BOSTON -- Watching the largest Yankees carry the offensive load this weekend at Fenway Park, one is reminded that the extra-base hit barrage is precisely what was envisioned three winters ago, when Giancarlo Stanton proudly showcased a new pinstriped jersey and proclaimed that he would soon “feel sorry for the baseballs.”
Stanton was a reigning MVP then, and the Yankees saw him alongside Aaron Judge in the heart of the batting order, making life miserable for opponents. After myriad injury-related delays, the massive duo is finally living that dream, delivering in an eighth-inning rally on Sunday that powered the Bombers’ 6-3 victory over the Red Sox at Fenway Park.
Judge doubled home two runs and Stanton obliterated a two-run homer onto Lansdowne Street as the Yankees wrested control of the American League Wild Card chase, providing knockout blows against former teammate Adam Ottavino.
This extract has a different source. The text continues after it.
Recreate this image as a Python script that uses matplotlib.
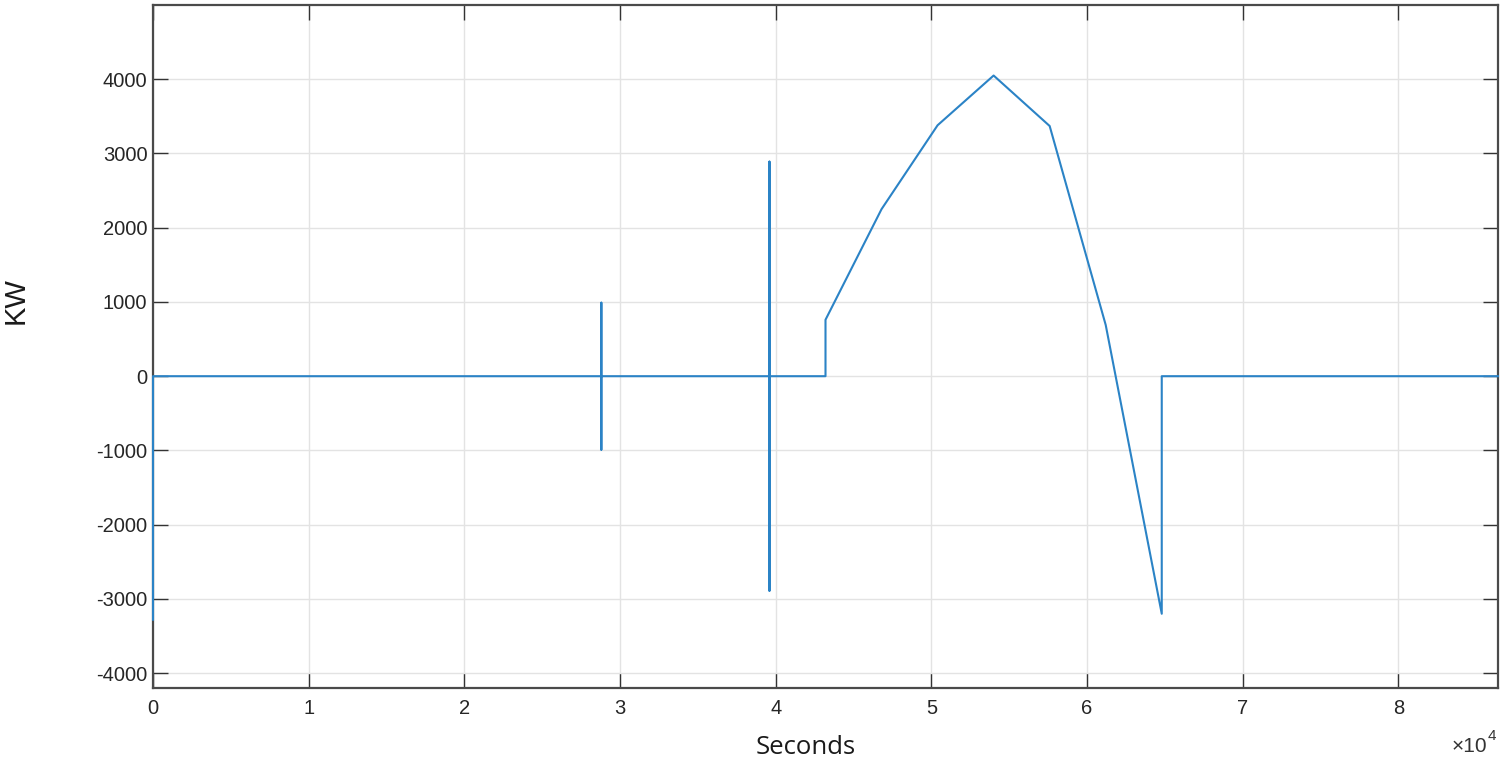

It was a wild epic that featured several dropped popups, a chess match of relievers and pinch-hitters, and a dropped third strike that could have changed it all.
“We aren’t afraid to make it interesting, that’s for sure,” Stanton said. “But what I will say is, we definitely kept the confidence. That’s what’s most important. We could have let it slip away and let them steal one there, but we kept pushing and knew there was a chance until the last out.”
By completing a three-game sweep and winning their sixth consecutive game, the Yankees (89-67) now lead the Red Sox (88-68) by one game for the top AL Wild Card spot with six games remaining. The Blue Jays (87-69) sit two games back of New York after posting a 5-2 victory over the Twins.
In what manager Aaron Boone described as a “raucous” postgame clubhouse, the Bombers toasted their wild weekend, then stated that there is still more to accomplish.
“I love the frame of mind,” Boone said. “I think everyone in that room understands we haven’t done anything yet, but it’s fun to be in the fight with them and to be competing the way that they are.”
Begin the discussion of this Sunday rivalry tilt in the sixth inning, when right-hander Clay Holmes struck out the side on 11 pitches. The Red Sox sent up the left-handed Travis Shaw as a pinch-hitter to open the next frame, tempting Boone to replace Holmes with left-hander Joely Rodríguez.
Boston countered by sending up the right-handed Jose Iglesias, who singled. Christian Vázquez’s sacrifice fly tied the game, and after third baseman DJ LeMahieu dropped a foul popup to extend Kyle Schwarber’s at-bat, left fielder Joey Gallo saw Schwarber’s routine fly clang off his glove to bring around Boston’s third run.
“Just one of those plays that you’re like, ‘What the heck just happened?’” LeMahieu said. “I’m glad we were able to come back and win the game.”
The Red Sox inched five outs from victory when pinch-runner Tyler Wade was thrown out attempting a steal of second base for the first out of the eighth inning, but LeMahieu walked and Anthony Rizzo smoked the hardest-hit ball of his career (115.2 mph, per Statcast) for a double, setting up runners at second and third base with one out.
Facing Ottavino, Judge popped a foul near the first-base camera well that Bobby Dalbec couldn’t snare. Judge then swung and foul tipped a 1-2 fastball that popped out of the catcher Vazquez’s glove, extending the at-bat.
“I felt like a cat,” Judge said. “I felt like I had nine lives up there.”
Judge didn’t miss the next one, lacing it to the gap in left-center field for a go-ahead knock. Judge pumped his right fist and roared, momentarily unaware that his left pinky hung at an odd 90 degree angle. Recalling previous experiences on the basketball court, Judge popped the dislocated digit back into its joint.
“The biggest mistake was not going feet-first,” Judge said. “I’m not too concerned with it. I don’t really need it to hit, so I think we’re going to be in good shape.”
When play resumed, the sizzling Stanton extended the Yanks’ lead by punishing an Ottavino slider for a 448-foot drive that cleared the Green Monster.
“Wow,” LeMahieu said. “Big homers. He’s really had a great year, but when it matters most, he puts on his best swings.”
Stanton joined Babe Ruth (1927), Lou Gehrig (‘31) and Mickey Mantle (‘54) as the only Yankees to collect at least three homers and 10 RBIs in a three-game series against the Red Sox, and the only Yankee to ever drive in 10 RBIs in a three-game series at Fenway Park.
No better time for Stanton to admit that he does not, in fact, feel sorry for the baseballs. Never has.
“Not really,” Stanton said. “They don’t feel sorry for me when I’m not going good.”